RSN3: The source of CO in debris disks

Tesi di dottorato

Area Tematica: RSN 3 - Sole e Sistema Solare

Referente: Marco Fulle
Titolo: The source of CO in debris disks
Decorrenza: 16.03.2021


Recent observations of many debris disks around main-sequence stars point out the presence of a CO gas cloud embedding faint dust disks. The ages of the central stars suggest that all the pristine gas and dust has been already dissipated by the stellar winds and drag forces. One of the current explanations is that the observed CO is a signature of cometary activity, occurring while comets are undergoing collisions with forming planetesimals, thus refurbishing the disk of the debris products of the collisions.
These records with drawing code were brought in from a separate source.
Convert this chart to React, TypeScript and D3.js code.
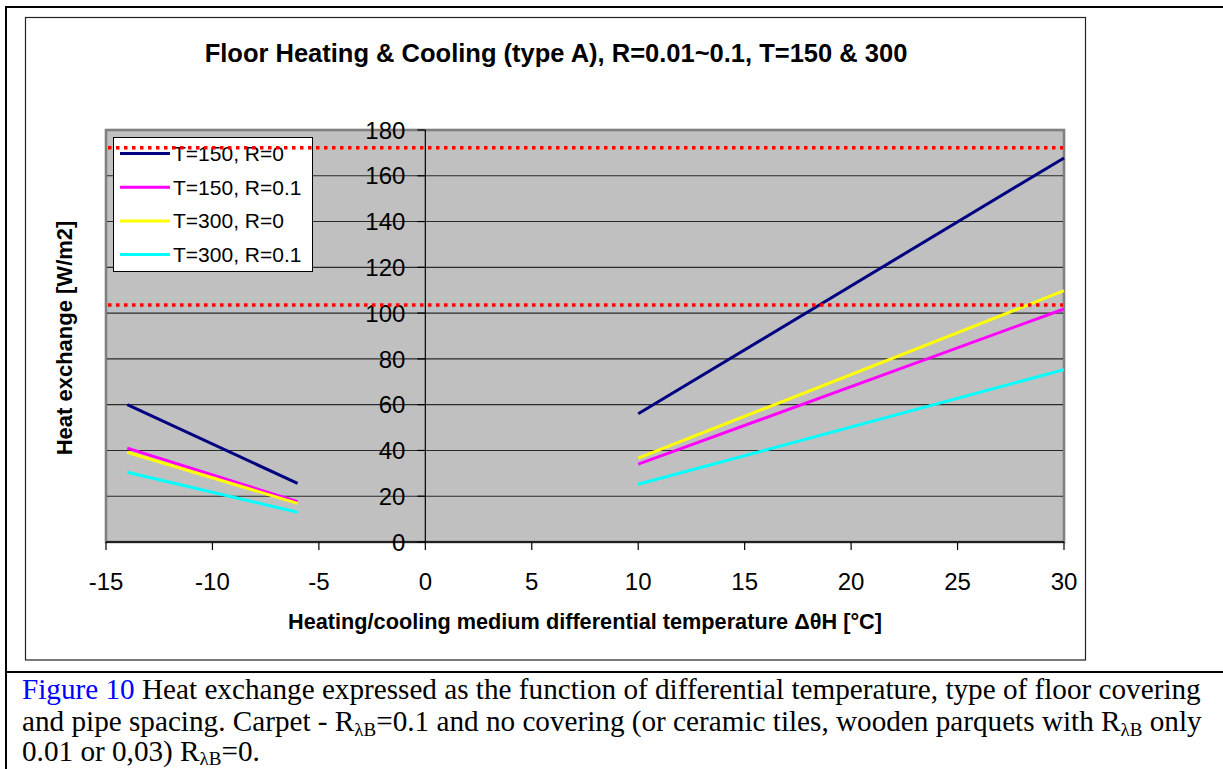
import React from "react";
import * as d3 from "d3";

const chartTitle = "Floor Heating & Cooling (type A), R=0.01~0.1, T=150 & 300";
const xAxisTitle = "Heating/cooling medium differential temperature ΔθH [°C]";
const yAxisTitle = "Heat exchange [W/m2]";

const xTicks = [-15, -10, -5, 0, 5, 10, 15, 20, 25, 30];
const yTicks = [0, 20, 40, 60, 80, 100, 120, 140, 160, 180];

const seriesNames = ["T=150, R=0", "T=150, R=0.1", "T=300, R=0", "T=300, R=0.1"];
const seriesColors = ["#000080", "#FF00FF", "#FFFF00", "#00FFFF"];

const coolingX = [-14, -6];
const heatingX = [10, 30];
const coolingValues = [
  [60, 25.6],
  [41, 17.6],
  [39.2, 16.9],
  [30.5, 13],
];
const heatingValues = [
  [56, 167.8],
  [34, 101.8],
  [36.6, 109.8],
  [25.2, 75.3],
];
const refLevels = [172.2, 103.5];

const W = 1223;
const H = 769;
const plot = { left: 106, right: 1064, top: 130, bottom: 542 };

export default function App() {
  const x = d3.scaleLinear().domain([-15, 30]).range([plot.left, plot.right]);
  const y = d3.scaleLinear().domain([0, 180]).range([plot.bottom, plot.top]);
  const line = d3
    .line<[number, number]>()
    .x((d) => x(d[0]))
    .y((d) => y(d[1]));

  const sans = "'Liberation Sans', Arial, sans-serif";
  const serif = "'Liberation Serif', 'Times New Roman', serif";

  const legend = { x: 113.5, y: 137.5, w: 199, h: 134, rowH: 33.7 };

  return (
    <svg
      width={W}
      height={H}
      style={{ position: "absolute", left: 0, top: 0, background: "#fff" }}
      fontFamily={sans}
    >
      {/* outer frame */}
      <line x1={6} y1={7} x2={W} y2={7} stroke="#000" strokeWidth={2} />
      <line x1={6} y1={6} x2={6} y2={H} stroke="#000" strokeWidth={2} />
      <line x1={6} y1={672} x2={W} y2={672} stroke="#000" strokeWidth={2} />

      {/* chart area */}
      <rect x={25.5} y={17.5} width={1060} height={642.5} fill="#fff" stroke="#222" strokeWidth={1.2} />

      {/* title */}
      <text x={556} y={62} textAnchor="middle" fontWeight="bold" fontSize={25.5}>
        {chartTitle}
      </text>

      {/* plot area */}
      <rect
        x={plot.left}
        y={plot.top}
        width={plot.right - plot.left}
        height={plot.bottom - plot.top}
        fill="#C0C0C0"
        stroke="#808080"
        strokeWidth={2.6}
      />
      {/* gridlines */}
      {yTicks.slice(1, -1).map((t) => (
        <line key={t} x1={plot.left + 1} x2={plot.right - 1} y1={y(t)} y2={y(t)} stroke="#2a2a2a" strokeWidth={1.1} />
      ))}
      {/* x axis */}
      <line x1={plot.left} x2={plot.right} y1={plot.bottom} y2={plot.bottom} stroke="#000" strokeWidth={1.3} />
      {xTicks.map((t) => (
        <g key={t}>
          <line x1={x(t)} x2={x(t)} y1={plot.bottom} y2={plot.bottom + 8} stroke="#000" strokeWidth={1.2} />
          <text x={x(t)} y={590} textAnchor="middle" fontSize={24}>
            {t}
          </text>
        </g>
      ))}
      {/* y axis at x=0 */}
      <line x1={x(0)} x2={x(0)} y1={plot.top} y2={plot.bottom} stroke="#000" strokeWidth={1.2} />
      {yTicks.map((t) => (
        <g key={t}>
          <line x1={x(0) - 8} x2={x(0)} y1={y(t)} y2={y(t)} stroke="#000" strokeWidth={1.2} />
          <text x={x(0) - 20} y={y(t)} dy="0.36em" textAnchor="end" fontSize={24}>
            {t}
          </text>
        </g>
      ))}

      {/* series */}
      {seriesNames.map((name, i) => (
        <g key={name}>
          <path
            d={line(coolingX.map((v, j) => [v, coolingValues[i][j]]) as [number, number][]) || ""}
            stroke={seriesColors[i]}
            strokeWidth={3}
            fill="none"
          />
          <path
            d={line(heatingX.map((v, j) => [v, heatingValues[i][j]]) as [number, number][]) || ""}
            stroke={seriesColors[i]}
            strokeWidth={3}
            fill="none"
          />
        </g>
      ))}

      {/* legend */}
      <rect x={legend.x} y={legend.y} width={legend.w} height={legend.h} fill="#fff" stroke="#000" strokeWidth={1} />
      {seriesNames.map((name, i) => {
        const cy = legend.y + 16 + i * legend.rowH;
        return (
          <g key={name}>
            <line x1={120} x2={170} y1={cy} y2={cy} stroke={seriesColors[i]} strokeWidth={3} />
            <text x={173} y={cy} dy="0.36em" fontSize={21}>
              {name}
            </text>
          </g>
        );
      })}

      {/* reference dotted lines */}
      {refLevels.map((v) => (
        <line
          key={v}
          x1={plot.left + 2}
          x2={plot.right - 1}
          y1={y(v)}
          y2={y(v)}
          stroke="#FF0000"
          strokeWidth={3.5}
          strokeDasharray="3.5 4.5"
        />
      ))}

      {/* axis titles */}
      <text x={585} y={629} textAnchor="middle" fontWeight="bold" fontSize={21.7}>
        {xAxisTitle}
      </text>
      <text
        transform={`translate(72, 338) rotate(-90)`}
        textAnchor="middle"
        fontWeight="bold"
        fontSize={22}
      >
        {yAxisTitle}
      </text>

      {/* caption */}
      <g fontFamily={serif} fontSize={29.2} fill="#000">
        <text x={22} y={699}>
          <tspan fill="#0000FF">Figure 10</tspan>
          <tspan> Heat exchange expressed as the function of differential temperature, type of floor covering</tspan>
        </text>
        <text x={22} y={731}>
          <tspan>and pipe spacing. Carpet - R</tspan>
          <tspan fontSize={19} dy={5}>λB</tspan>
          <tspan dy={-5}>=0.1 and no covering (or ceramic tiles, wooden parquets with R</tspan>
          <tspan fontSize={19} dy={5}>λB</tspan>
          <tspan dy={-5}> only</tspan>
        </text>
        <text x={22} y={761}>
          <tspan>0.01 or 0,03) R</tspan>
          <tspan fontSize={19} dy={4}>λB</tspan>
          <tspan dy={-4}>=0.</tspan>
        </text>
      </g>
    </svg>
  );
}
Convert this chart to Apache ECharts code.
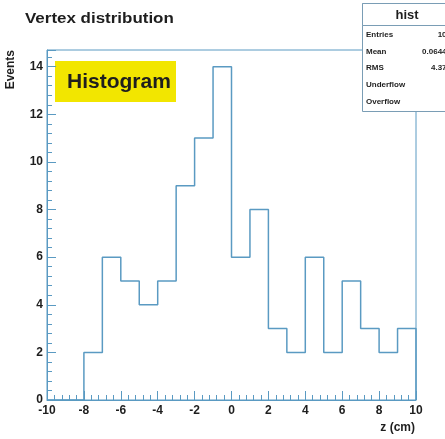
<!DOCTYPE html>
<html>
<head>
<meta charset="utf-8">
<script src="https://cdn.jsdelivr.net/npm/echarts@6/dist/echarts.min.js"></script>
<style>
html,body{margin:0;padding:0;background:#fff;}
#chart{width:445px;height:439px;}
</style>
</head>
<body>
<div id="chart"></div>
<script>
// Bin lower edges (z in cm) and event counts per bin
const binLeft = [-10,-9,-8,-7,-6,-5,-4,-3,-2,-1,0,1,2,3,4,5,6,7,8,9];
const binRight = 10;
const counts = [0,0,2,6,5,4,5,9,11,14,6,8,3,2,6,2,5,3,2,3];
const xTicks = [-10,-8,-6,-4,-2,0,2,4,6,8,10];
const yTicks = [0,2,4,6,8,10,12,14];
const statNames = ['Entries','Mean','RMS','Underflow','Overflow'];
const statValues = ['100','0.06446','4.376','2','2'];

const BLUE = '#5a9ac2';
const TXT = '#1e1e1e';
const FONT = 'Liberation Sans, Arial, Helvetica, sans-serif';

const stepData = counts.map((c,i)=>[binLeft[i], c]);
stepData.push([binRight, counts[counts.length-1]]);
stepData.push([binRight, 0]);

const chart = echarts.init(document.getElementById('chart'), null, {renderer:'canvas'});

const graphics = [];
// title
graphics.push({type:'text', x:25, y:19, scaleX:1.13, style:{text:'Vertex distribution', font:'bold 15px '+FONT, fill:TXT, textVerticalAlign:'middle'}});
// Histogram label box
graphics.push({type:'rect', shape:{x:55, y:61, width:121, height:41}, style:{fill:'#f2e600', stroke:null}});
graphics.push({type:'text', x:67, y:82, style:{text:'Histogram', font:'bold 21px '+FONT, fill:TXT, textVerticalAlign:'middle'}});
// axis titles
graphics.push({type:'text', x:11, y:50, rotation:Math.PI/2, style:{text:'Events', font:'bold 12px '+FONT, fill:TXT, textAlign:'right', textVerticalAlign:'middle'}});
graphics.push({type:'text', x:415, y:428, style:{text:'z (cm)', font:'bold 12px '+FONT, fill:TXT, textAlign:'right', textVerticalAlign:'middle'}});
// stats box
graphics.push({type:'rect', shape:{x:362.5, y:3.5, width:100, height:108}, style:{fill:'#fff', stroke:'#7a9db5', lineWidth:1}, z:10});
graphics.push({type:'rect', shape:{x:362.5, y:3.5, width:100, height:22}, style:{fill:'#fff', stroke:'#7a9db5', lineWidth:1}, z:10});
graphics.push({type:'text', x:407, y:15, style:{text:'hist', font:'bold 13px '+FONT, fill:TXT, textAlign:'center', textVerticalAlign:'middle'}, z:11});
const rowY = [35, 52, 68, 85, 102];
statNames.forEach((n,i)=>{
  graphics.push({type:'text', x:366, y:rowY[i], style:{text:n, font:'bold 8px '+FONT, fill:TXT, textVerticalAlign:'middle'}, z:11});
  graphics.push({type:'text', x:451, y:rowY[i], style:{text:statValues[i], font:'bold 8px '+FONT, fill:TXT, textAlign:'right', textVerticalAlign:'middle'}, z:11});
});

const labelStyle = {color:TXT, fontWeight:'bold', fontSize:12, fontFamily:FONT};

chart.setOption({
  animation:false,
  backgroundColor:'#fff',
  grid:{left:47, right:29, top:50, bottom:39, show:true, borderColor:BLUE, borderWidth:1, backgroundColor:'#fff'},
  xAxis:{
    type:'value', min:xTicks[0], max:xTicks[xTicks.length-1], interval:2,
    axisLine:{onZero:false, lineStyle:{color:BLUE, width:1}},
    axisTick:{inside:true, length:9, lineStyle:{color:BLUE}},
    minorTick:{show:true, splitNumber:5, length:5, lineStyle:{color:BLUE}},
    splitLine:{show:false},
    axisLabel:Object.assign({margin:5, formatter:v=>xTicks.includes(v)?String(v):''}, labelStyle)
  },
  yAxis:{
    type:'value', min:0, max:14.7, interval:2,
    axisLine:{show:true, onZero:false, lineStyle:{color:BLUE, width:1}},
    axisTick:{inside:true, length:9, lineStyle:{color:BLUE}},
    minorTick:{show:true, splitNumber:5, length:5, lineStyle:{color:BLUE}},
    splitLine:{show:false},
    axisLabel:Object.assign({margin:4, formatter:v=>yTicks.includes(v)?String(v):''}, labelStyle)
  },
  series:[{
    type:'line', step:'end', data:stepData, symbol:'none',
    lineStyle:{color:BLUE, width:1.5}, z:3
  }],
  graphic:graphics
});
</script>
</body>
</html>
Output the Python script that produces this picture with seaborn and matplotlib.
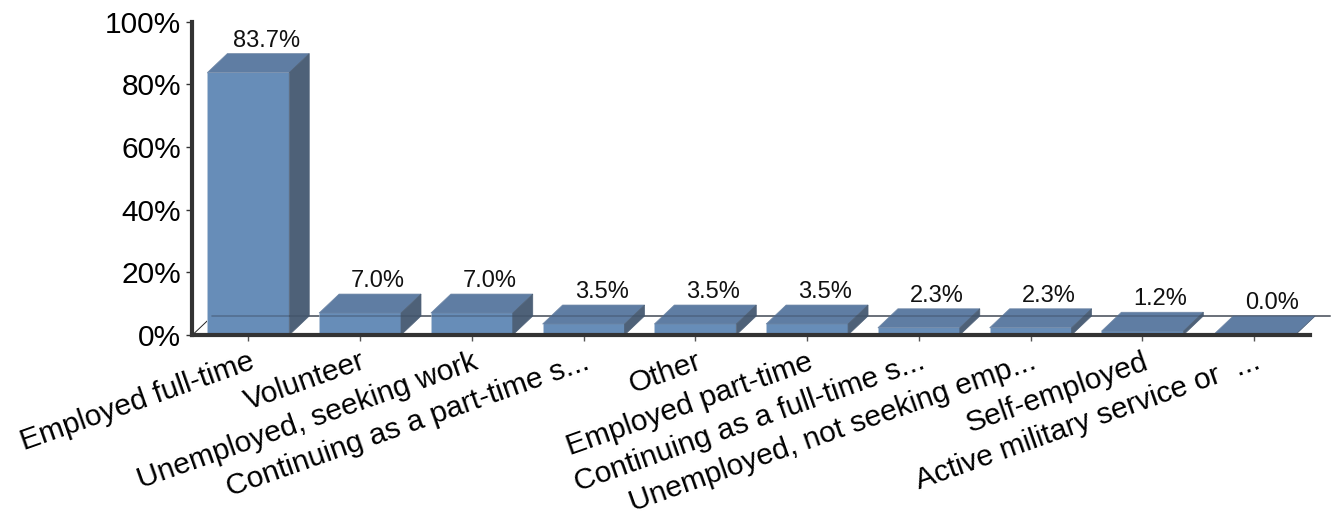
import matplotlib
matplotlib.use('Agg')
import matplotlib.pyplot as plt
from matplotlib.patches import Polygon
import pandas as pd
import seaborn as sb

#datos
categorias = ['Employed full-time', 'Volunteer', 'Unemployed, seeking work',
              'Continuing as a part-time s...', 'Other', 'Employed part-time',
              'Continuing as a full-time s...', 'Unemployed, not seeking emp...',
              'Self-employed', 'Active military service or  ...']
valores = [83.7, 7.0, 7.0, 3.5, 3.5, 3.5, 2.3, 2.3, 1.2, 0.0]
etiquetas_y = ['0%', '20%', '40%', '60%', '80%', '100%']
ticks_y = [0, 20, 40, 60, 80, 100]

df = pd.DataFrame({'categoria': categorias, 'valor': valores})

sb.set_style('white')
plt.rcParams['font.family'] = ['Liberation Sans', 'DejaVu Sans']

fig = plt.figure(figsize=(13.41, 5.2), dpi=100)
ax = fig.add_axes([192.4 / 1341, 185 / 520, 1117.6 / 1341, 313.5 / 520])

sb.barplot(data=df, x='categoria', y='valor', color='#678DB8', saturation=1,
           width=0.733, ax=ax)
ax.set_xlim(-0.5, 9.5)
ax.set_ylim(0, 100)
ax.set_xlabel('')
ax.set_ylabel('')

#profundidad del efecto 3D en unidades de datos
DX = 20 / 111.76
DY = 19 / 3.135

#piso de la grafica
ax.plot([-0.5, -0.5 + DX], [0, DY], color='#222222', lw=0.7, zorder=1, clip_on=False)
ax.plot([-0.5 + DX, 9.5 + DX], [DY, DY], color='#8a8a8a', lw=1.4, zorder=1, clip_on=False)

#caras superior y lateral de cada barra
for bar, v in zip(list(ax.patches), valores):
    x0 = bar.get_x()
    x1 = x0 + bar.get_width()
    h = bar.get_height()
    bar.set_zorder(3)
    bar.set_edgecolor('none')
    ax.add_patch(Polygon([(x0, h), (x1, h), (x1 + DX, h + DY), (x0 + DX, h + DY)],
                         closed=True, facecolor='#5F7DA3', edgecolor='#6f87a6',
                         lw=0.5, zorder=3, clip_on=False))
    ax.add_patch(Polygon([(x1, 0), (x1 + DX, DY), (x1 + DX, h + DY), (x1, h)],
                         closed=True, facecolor='#4E6178', edgecolor='#4E6178',
                         lw=0.5, zorder=3, clip_on=False))
    if h > 0:
        ax.plot([x0, x0], [0, h], color='#b9c9dc', lw=0.7, zorder=4)
    ax.annotate(f'{v:.1f}%', xy=(x0 + bar.get_width() / 2 + DX * 0.9, h + DY),
                xytext=(0, 1.5), textcoords='offset points', ha='center', va='bottom',
                fontsize=17, color='#111111', zorder=6, annotation_clip=False)

#la linea del fondo se ve a traves de las barras
ax.plot([-0.5 + DX, 9.5 + DX], [DY, DY], color='#3a4a60', lw=1.2, alpha=0.45, zorder=4,
        clip_on=False)

ax.set_yticks(ticks_y)
ax.set_yticklabels(etiquetas_y, fontsize=21.5, color='black')
ax.tick_params(axis='y', length=4, width=1, color='#333333', pad=4, left=True)
ax.tick_params(axis='x', length=4, width=1, color='#555555', pad=5, bottom=True)
ax.set_xticks(range(len(categorias)))
ax.set_xticklabels(categorias, fontsize=21.5, rotation=19.5, ha='right',
                   rotation_mode='anchor', color='black')

sb.despine(ax=ax)
for lado in ['left', 'bottom']:
    ax.spines[lado].set_linewidth(3)
    ax.spines[lado].set_color('#333333')
    ax.spines[lado].set_zorder(5)

fig.savefig('out.png', dpi=100)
However, recent models of cometary activity, based on the data collected by the Rosetta mission at comet 67P, suggest that the lifetime of just-formed comets is much shorter than the collisional lifetimes at the star distances where CO is observed. The only way for a comet to survive is to be stored in Oort-like clouds at distances >85au from a Sun-like central star, where collisions become negligible and the erosion of the nucleus driven by CO is inhibited by the CO pressure at the nucleus surface lower than the cohesive forces bonding the material making-up planetesimals. In this context, the observed CO would be a fossil gas cloud embedding the disk and slowly dissipating in time. The CO and debris production (via cometary CO-driven erosion) to the disk dust would then be limited to distances of 85au from a Sun-like central star and to the first 50 kyr after the protoplanetary disk became transparent to stellar UV radiation. The proposed PhD thesis should check if the features observed in the CO-rich debris disk are consistent with this scenario, comparing the outcomes of collisional models with those of CO fossil disks, to be yet modeled in detail. As a first step, CO-rich disks with a structure inconsistent with input of collisional debris (e.g. without evidence of formed Neptune-like planets, which excite orbits of comets and Plutos, thus triggering collisions) may be preferred, for which fossil CO may be the only actual input consistent with observations. The project is being carried on in collaboration with Prof. F. Marzari (Padova Univ.) and Dr. Maria Teresa Capria (INAF-IAPS).